• **Task details**
Can you set down, exactly as they appear below, the lines from the opening of the material through the one bearing "tick_values = [0, 5, 10, 15, 20, 25, 30, 35]", minus the pictures?

=-=-=-=-=

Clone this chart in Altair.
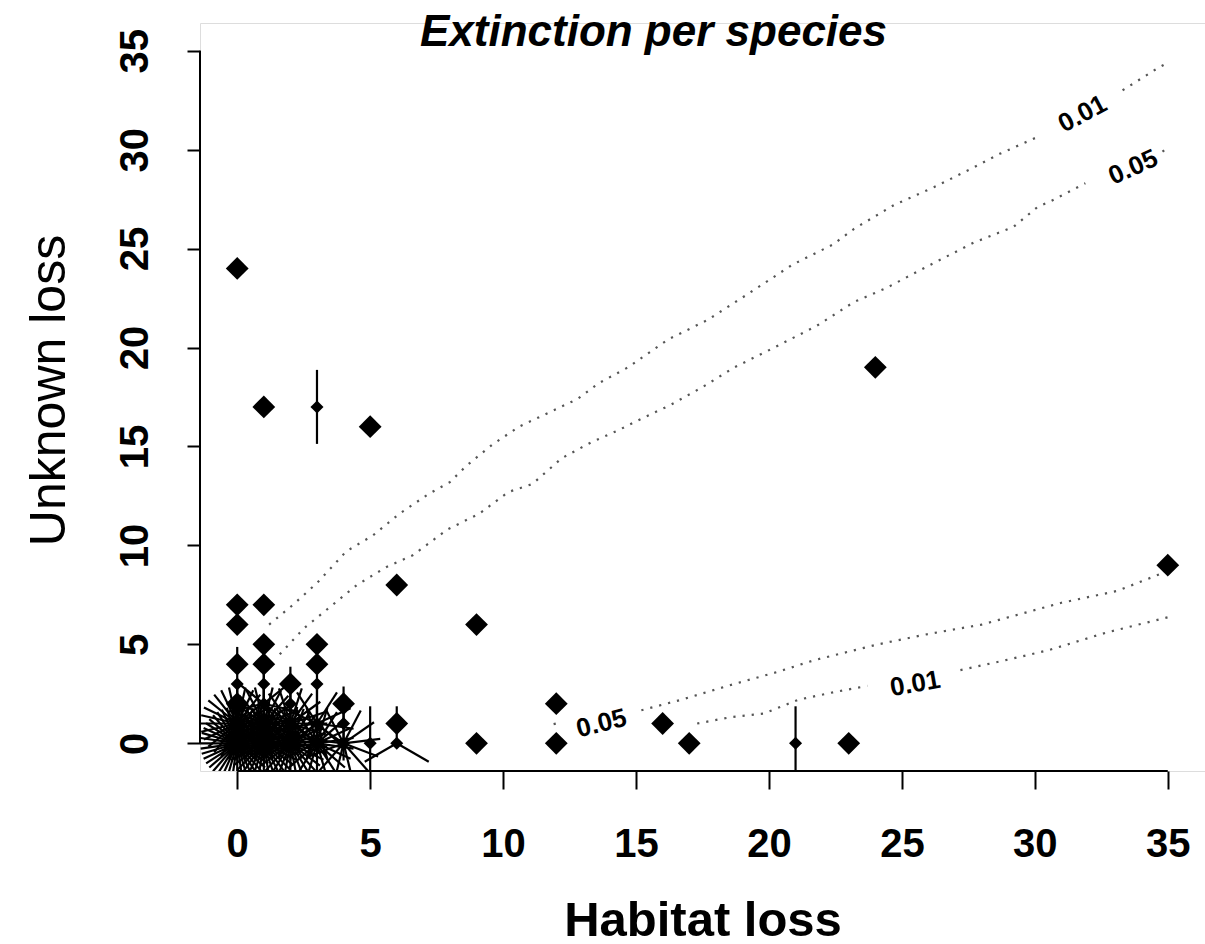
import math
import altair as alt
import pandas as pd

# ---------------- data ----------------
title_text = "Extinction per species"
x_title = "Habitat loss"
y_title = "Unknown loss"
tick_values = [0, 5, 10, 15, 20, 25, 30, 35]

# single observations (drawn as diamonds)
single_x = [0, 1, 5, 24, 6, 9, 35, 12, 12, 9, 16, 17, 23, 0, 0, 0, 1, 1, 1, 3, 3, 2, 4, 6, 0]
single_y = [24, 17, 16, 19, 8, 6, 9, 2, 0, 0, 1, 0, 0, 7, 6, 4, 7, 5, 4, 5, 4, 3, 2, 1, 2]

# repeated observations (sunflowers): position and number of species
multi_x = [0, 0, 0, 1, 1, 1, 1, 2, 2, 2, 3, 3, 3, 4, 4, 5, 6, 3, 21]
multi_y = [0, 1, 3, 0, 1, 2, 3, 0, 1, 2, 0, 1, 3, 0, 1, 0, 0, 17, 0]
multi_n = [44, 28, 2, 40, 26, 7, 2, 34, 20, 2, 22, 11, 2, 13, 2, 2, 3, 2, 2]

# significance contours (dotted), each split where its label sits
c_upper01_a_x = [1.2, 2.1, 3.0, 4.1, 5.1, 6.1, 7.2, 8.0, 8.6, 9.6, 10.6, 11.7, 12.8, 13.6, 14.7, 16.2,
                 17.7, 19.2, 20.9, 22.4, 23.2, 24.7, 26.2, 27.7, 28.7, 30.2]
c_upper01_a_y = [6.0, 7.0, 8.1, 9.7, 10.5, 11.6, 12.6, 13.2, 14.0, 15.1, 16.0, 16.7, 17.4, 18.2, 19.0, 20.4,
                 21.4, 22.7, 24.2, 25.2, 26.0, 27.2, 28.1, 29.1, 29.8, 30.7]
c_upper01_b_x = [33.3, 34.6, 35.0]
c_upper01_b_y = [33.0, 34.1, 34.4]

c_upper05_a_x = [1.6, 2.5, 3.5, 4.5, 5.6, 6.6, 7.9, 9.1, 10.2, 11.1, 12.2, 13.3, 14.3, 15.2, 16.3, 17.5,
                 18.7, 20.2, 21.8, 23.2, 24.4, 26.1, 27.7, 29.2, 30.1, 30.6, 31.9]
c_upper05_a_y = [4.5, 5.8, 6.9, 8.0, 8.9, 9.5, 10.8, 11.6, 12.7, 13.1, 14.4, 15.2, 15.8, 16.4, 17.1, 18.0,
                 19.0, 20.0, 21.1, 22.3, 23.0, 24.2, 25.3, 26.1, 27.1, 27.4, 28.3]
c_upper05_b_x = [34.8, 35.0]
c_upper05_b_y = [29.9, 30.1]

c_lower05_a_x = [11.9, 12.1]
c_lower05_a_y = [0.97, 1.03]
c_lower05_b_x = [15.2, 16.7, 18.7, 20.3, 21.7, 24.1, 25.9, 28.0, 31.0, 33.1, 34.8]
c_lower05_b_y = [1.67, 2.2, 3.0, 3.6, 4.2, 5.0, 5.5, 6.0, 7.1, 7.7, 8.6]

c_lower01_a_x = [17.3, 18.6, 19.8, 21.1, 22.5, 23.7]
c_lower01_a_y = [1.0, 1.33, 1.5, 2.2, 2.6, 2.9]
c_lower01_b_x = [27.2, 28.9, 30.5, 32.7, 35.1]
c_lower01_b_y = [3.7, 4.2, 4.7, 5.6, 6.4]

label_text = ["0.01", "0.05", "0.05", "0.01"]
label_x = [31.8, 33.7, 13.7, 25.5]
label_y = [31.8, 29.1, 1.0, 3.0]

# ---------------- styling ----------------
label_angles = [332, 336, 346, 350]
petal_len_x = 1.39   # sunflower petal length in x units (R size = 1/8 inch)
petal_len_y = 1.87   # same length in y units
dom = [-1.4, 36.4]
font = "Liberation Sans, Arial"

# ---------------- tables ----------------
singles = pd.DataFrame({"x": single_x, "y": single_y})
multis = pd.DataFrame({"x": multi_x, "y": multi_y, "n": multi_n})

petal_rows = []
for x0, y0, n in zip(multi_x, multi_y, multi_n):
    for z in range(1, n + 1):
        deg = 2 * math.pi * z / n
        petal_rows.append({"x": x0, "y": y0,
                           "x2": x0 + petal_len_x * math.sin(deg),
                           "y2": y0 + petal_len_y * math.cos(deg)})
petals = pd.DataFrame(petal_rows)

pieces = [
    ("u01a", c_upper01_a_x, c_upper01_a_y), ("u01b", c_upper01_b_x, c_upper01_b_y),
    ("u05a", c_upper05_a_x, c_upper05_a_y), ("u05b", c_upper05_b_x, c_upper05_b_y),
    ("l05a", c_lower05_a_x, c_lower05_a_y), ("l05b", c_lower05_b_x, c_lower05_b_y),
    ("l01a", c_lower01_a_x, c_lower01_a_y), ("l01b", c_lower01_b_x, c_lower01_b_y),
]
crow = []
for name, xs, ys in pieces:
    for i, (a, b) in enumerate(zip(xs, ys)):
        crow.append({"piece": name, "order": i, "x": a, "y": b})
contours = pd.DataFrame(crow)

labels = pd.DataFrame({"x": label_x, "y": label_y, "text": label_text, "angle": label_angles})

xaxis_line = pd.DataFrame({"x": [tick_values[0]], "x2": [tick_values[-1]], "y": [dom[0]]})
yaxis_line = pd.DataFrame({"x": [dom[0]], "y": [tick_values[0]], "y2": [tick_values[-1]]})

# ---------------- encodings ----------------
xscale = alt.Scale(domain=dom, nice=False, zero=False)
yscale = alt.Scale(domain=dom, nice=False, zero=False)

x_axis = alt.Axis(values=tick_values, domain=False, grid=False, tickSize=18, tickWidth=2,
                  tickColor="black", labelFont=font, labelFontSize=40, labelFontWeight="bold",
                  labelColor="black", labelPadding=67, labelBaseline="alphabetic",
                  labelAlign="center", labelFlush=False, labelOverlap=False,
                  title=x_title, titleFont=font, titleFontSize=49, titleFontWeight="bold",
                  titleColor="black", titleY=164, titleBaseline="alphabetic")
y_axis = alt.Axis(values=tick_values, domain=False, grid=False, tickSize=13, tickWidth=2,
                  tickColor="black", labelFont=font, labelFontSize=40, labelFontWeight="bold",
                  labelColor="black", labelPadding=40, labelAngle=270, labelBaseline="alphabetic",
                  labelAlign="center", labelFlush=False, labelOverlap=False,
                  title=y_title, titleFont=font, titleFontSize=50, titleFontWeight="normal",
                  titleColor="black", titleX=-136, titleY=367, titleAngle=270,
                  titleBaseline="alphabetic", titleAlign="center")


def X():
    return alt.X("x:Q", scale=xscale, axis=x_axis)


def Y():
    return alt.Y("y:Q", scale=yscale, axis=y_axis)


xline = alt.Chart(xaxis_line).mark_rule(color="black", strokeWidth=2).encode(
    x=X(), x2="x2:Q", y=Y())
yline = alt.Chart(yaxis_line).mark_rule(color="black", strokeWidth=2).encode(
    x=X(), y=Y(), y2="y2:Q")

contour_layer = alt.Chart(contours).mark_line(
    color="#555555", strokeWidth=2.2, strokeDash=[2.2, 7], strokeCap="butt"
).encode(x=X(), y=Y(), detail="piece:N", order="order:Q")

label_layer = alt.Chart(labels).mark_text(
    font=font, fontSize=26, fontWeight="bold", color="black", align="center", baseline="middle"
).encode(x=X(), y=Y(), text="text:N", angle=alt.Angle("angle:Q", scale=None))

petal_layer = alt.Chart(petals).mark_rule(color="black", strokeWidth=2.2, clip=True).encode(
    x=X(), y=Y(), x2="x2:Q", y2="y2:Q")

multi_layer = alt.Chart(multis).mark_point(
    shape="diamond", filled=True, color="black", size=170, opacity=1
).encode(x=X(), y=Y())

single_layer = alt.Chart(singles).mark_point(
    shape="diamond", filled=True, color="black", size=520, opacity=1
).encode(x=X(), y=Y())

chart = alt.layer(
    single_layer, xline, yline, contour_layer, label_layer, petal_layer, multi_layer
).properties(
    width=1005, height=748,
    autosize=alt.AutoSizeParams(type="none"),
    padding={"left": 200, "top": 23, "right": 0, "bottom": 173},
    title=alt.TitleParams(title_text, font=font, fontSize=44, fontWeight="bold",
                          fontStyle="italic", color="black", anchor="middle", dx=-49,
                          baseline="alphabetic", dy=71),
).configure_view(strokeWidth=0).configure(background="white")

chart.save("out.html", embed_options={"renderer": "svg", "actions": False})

=-=-=-=-=

• **Answer to this task**
Clone this chart in Altair.
import math
import altair as alt
import pandas as pd

# ---------------- data ----------------
title_text = "Extinction per species"
x_title = "Habitat loss"
y_title = "Unknown loss"
tick_values = [0, 5, 10, 15, 20, 25, 30, 35]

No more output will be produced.